Comment by pyuser583
6 hours ago
I feel very uncomfortable trying to talk my doctor into doing something they don't recommend. I know too many people who buy into fake medical stuff.
Why is this different? Why is pestering a doctor to give me a medicine they don't recommend a good idea?
Because doctors are human and fallible operating in suboptimal systems. Don't want to provide me with a low risk, potentially high reward, low cost intervention? I'll shop until I find a doctor who will, or source it myself. Suboptimal systems and practitioners of various quality require advocating for one's self. I had to twist Planned Parenthood's arm to get Gardasil before it was approved for older adults, even though I was paying cash out of pocket, but had no problem with a trusted PCP providing me Metformin, GLP-1 prescriptions, etc simply by arguing my case and meeting sufficient criteria it would not come back to bite them.
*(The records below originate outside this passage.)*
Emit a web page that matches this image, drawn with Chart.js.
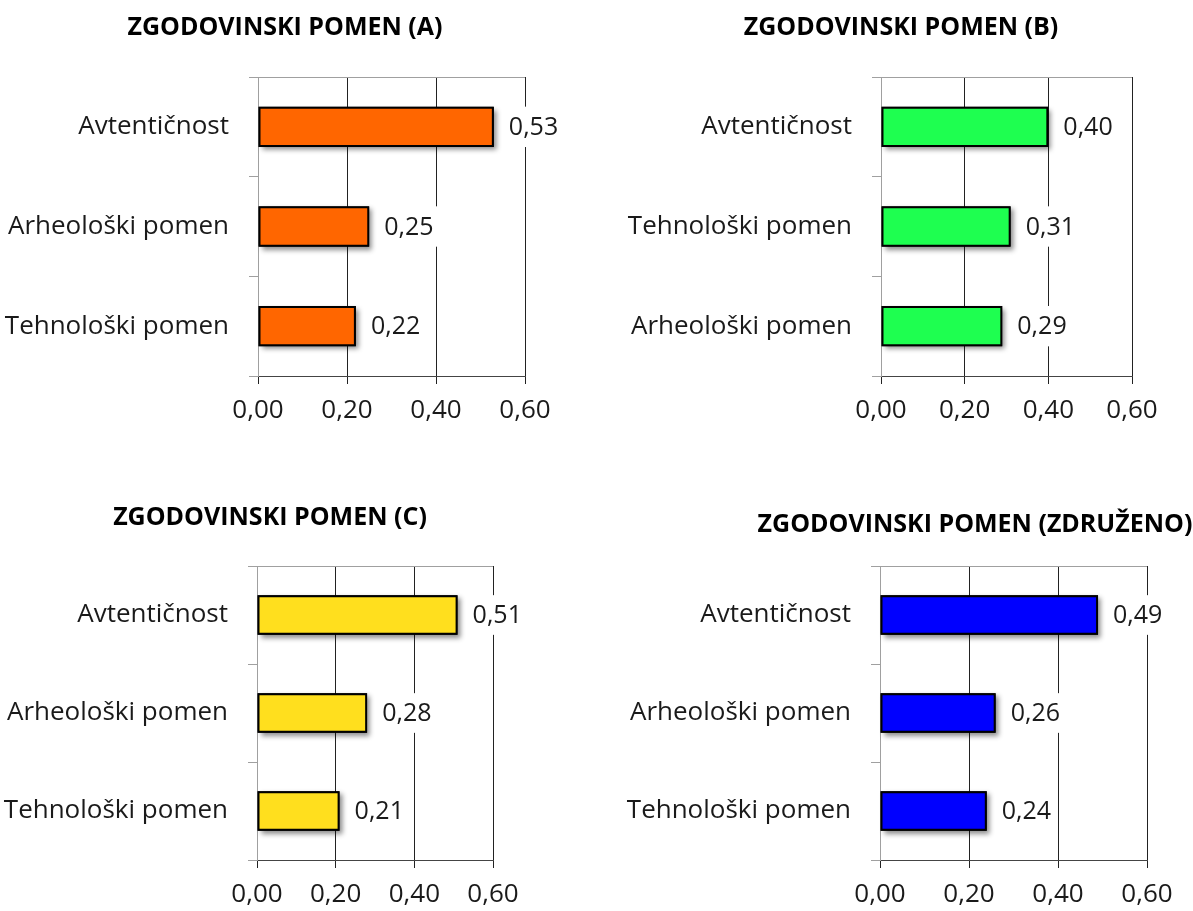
<!DOCTYPE html>
<html>
<head>
<meta charset="utf-8">
<script src="https://cdn.jsdelivr.net/npm/chart.js@4/dist/chart.umd.min.js"></script>
<style>
  body { margin: 0; background: #fff; width: 1193px; height: 911px; position: relative; overflow: hidden; }
  .panel { position: absolute; }
  .panel canvas { display: block; }
</style>
</head>
<body>
<div class="panel" style="left:0px;top:0px"><canvas id="chartA" width="570" height="440"></canvas></div>
<div class="panel" style="left:620px;top:0px"><canvas id="chartB" width="562" height="440"></canvas></div>
<div class="panel" style="left:0px;top:460px"><canvas id="chartC" width="540" height="451"></canvas></div>
<div class="panel" style="left:600px;top:460px"><canvas id="chartD" width="593" height="451"></canvas></div>
<script>
// Podatki
const labelsA = ['Avtentičnost', 'Arheološki pomen', 'Tehnološki pomen'];
const valuesA = [0.53, 0.25, 0.22];

const labelsB = ['Avtentičnost', 'Tehnološki pomen', 'Arheološki pomen'];
const valuesB = [0.40, 0.31, 0.29];

const labelsC = ['Avtentičnost', 'Arheološki pomen', 'Tehnološki pomen'];
const valuesC = [0.51, 0.28, 0.21];

const labelsD = ['Avtentičnost', 'Arheološki pomen', 'Tehnološki pomen'];
const valuesD = [0.49, 0.26, 0.24];

const xTicks = [0, 0.2, 0.4, 0.6];

const FONT = '"Open Sans", "DejaVu Sans", sans-serif';

// decimalna vejica
function fmt(v) {
  return v.toFixed(2).replace('.', ',');
}

// senca pod stolpci, oznake vrednosti in naslov
const barExtras = {
  id: 'barExtras',
  beforeDatasetsDraw(chart) {
    const ctx = chart.ctx;
    const meta = chart.getDatasetMeta(0);
    ctx.save();
    ctx.shadowColor = 'rgba(0,0,0,0.45)';
    ctx.shadowBlur = 5;
    ctx.shadowOffsetX = 3;
    ctx.shadowOffsetY = 3;
    ctx.fillStyle = '#000';
    meta.data.forEach(function(bar) {
      const p = bar.getProps(['x', 'y', 'base', 'height'], true);
      ctx.fillRect(Math.min(p.base, p.x), p.y - p.height / 2, Math.abs(p.x - p.base), p.height);
    });
    ctx.restore();
  },
  afterDatasetsDraw(chart) {
    const ctx = chart.ctx;
    const meta = chart.getDatasetMeta(0);
    const values = chart.data.datasets[0].data;
    ctx.save();
    ctx.font = '25px ' + FONT;
    ctx.textBaseline = 'middle';
    ctx.textAlign = 'left';
    meta.data.forEach(function(bar, i) {
      const text = fmt(values[i]);
      const w = ctx.measureText(text).width;
      const x = bar.x + 15;
      ctx.fillStyle = '#fff';
      ctx.fillRect(x - 4, bar.y - bar.height / 2, w + 8, bar.height);
      ctx.fillStyle = '#1a1a1a';
      ctx.fillText(text, x, bar.y + 1);
    });
    ctx.restore();
  },
  afterDraw(chart, args, opts) {
    const ctx = chart.ctx;
    ctx.save();
    ctx.font = 'bold 25px ' + FONT;
    ctx.fillStyle = '#000';
    ctx.textAlign = 'center';
    ctx.textBaseline = 'middle';
    ctx.fillText(opts.text, opts.x, opts.y);
    ctx.restore();
  }
};

function makeChart(id, labels, values, color, title, box) {
  const ctx = document.getElementById(id).getContext('2d');
  return new Chart(ctx, {
    type: 'bar',
    data: {
      labels: labels,
      datasets: [{
        data: values,
        backgroundColor: color,
        borderColor: '#000',
        borderWidth: 2,
        borderSkipped: false,
        categoryPercentage: 1,
        barPercentage: 0.405
      }]
    },
    options: {
      indexAxis: 'y',
      responsive: false,
      animation: false,
      layout: {
        padding: { left: 0, right: box.padRight, top: box.padTop, bottom: 0 }
      },
      plugins: {
        legend: { display: false },
        tooltip: { enabled: false },
        barExtras: { text: title, x: box.titleX, y: box.titleY }
      },
      scales: {
        x: {
          min: 0,
          max: 0.6,
          afterBuildTicks: function(scale) {
            scale.ticks = xTicks.map(v => ({ value: v }));
          },
          afterFit: function(scale) { scale.height = box.xAxisH; },
          ticks: {
            callback: v => fmt(v),
            font: { family: FONT, size: 26 },
            color: '#1a1a1a',
            padding: 11,
            maxRotation: 0
          },
          grid: {
            color: c => (c.tick && c.tick.value === 0) ? '#9a9a9a' : '#222',
            tickColor: '#222',
            tickLength: 8,
            lineWidth: 1
          },
          border: { display: true, color: '#444', width: 1 }
        },
        y: {
          afterFit: function(scale) { scale.width = box.yAxisW; },
          ticks: {
            font: { family: FONT, size: 26 },
            color: '#1a1a1a',
            padding: 20
          },
          grid: {
            offset: true,
            color: c => c.index === 0 ? '#a0a0a0' : 'rgba(0,0,0,0)',
            tickColor: '#a0a0a0',
            tickLength: 9,
            lineWidth: 1
          },
          border: { display: true, color: '#a0a0a0', width: 1 }
        }
      }
    },
    plugins: [barExtras]
  });
}

makeChart('chartA', labelsA, valuesA, '#FF6600', 'ZGODOVINSKI POMEN (A)',
  { yAxisW: 258, xAxisH: 64, padRight: 45, padTop: 77, titleX: 285, titleY: 28 });
makeChart('chartB', labelsB, valuesB, '#1EFF50', 'ZGODOVINSKI POMEN (B)',
  { yAxisW: 261, xAxisH: 64, padRight: 50, padTop: 77, titleX: 281, titleY: 28 });
makeChart('chartC', labelsC, valuesC, '#FFDF1E', 'ZGODOVINSKI POMEN (C)',
  { yAxisW: 257, xAxisH: 51, padRight: 47, padTop: 106, titleX: 270, titleY: 58 });
makeChart('chartD', labelsD, valuesD, '#0000FF', 'ZGODOVINSKI POMEN (ZDRUŽENO)',
  { yAxisW: 280, xAxisH: 51, padRight: 46, padTop: 106, titleX: 375, titleY: 65 });
</script>
</body>
</html>
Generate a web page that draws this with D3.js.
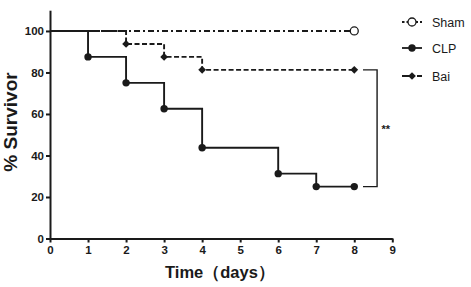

Doctors don't have the time or capacity to know their patients well enough to make personalized recommendations in most cases. If you show up with symptoms of X they can recommend Y and will probably ask you whether you have Z which can impact the treatment. But virtually no doctor is going to ring you up proactively and say "hey, I noticed you haven't had a HPV vaccine yet, and I think it might make sense for you because I know this and that about your risk profile".
Doctors are not all knowing, infallible oracles. They are human beings you can have a conversation with about your health. If you think something makes sense for you, you can run it past them. No one is suggesting randomly asking doctors to prescribe random shit.
You need to be your own advocate.
The doctor likely didn't recommend it because GP is 40 years old. Most people's sex lives is comparatively... boring at that age.
Your own doctor is as likely to be a quack/have quack-like beliefs as you are. Unironically this is true! Better learn to start reading Pubmed!
Doctors/medical associations don't agree with each other on much, even at the very highest levels. For example, the USA and EU have totally different recommendations related to digital rectal exams for aging men. One believes that finding cancer in old men is important, the other claims it's bad because most of those cancers are benign and sticking a finger up an old mans butt often causes its own complications.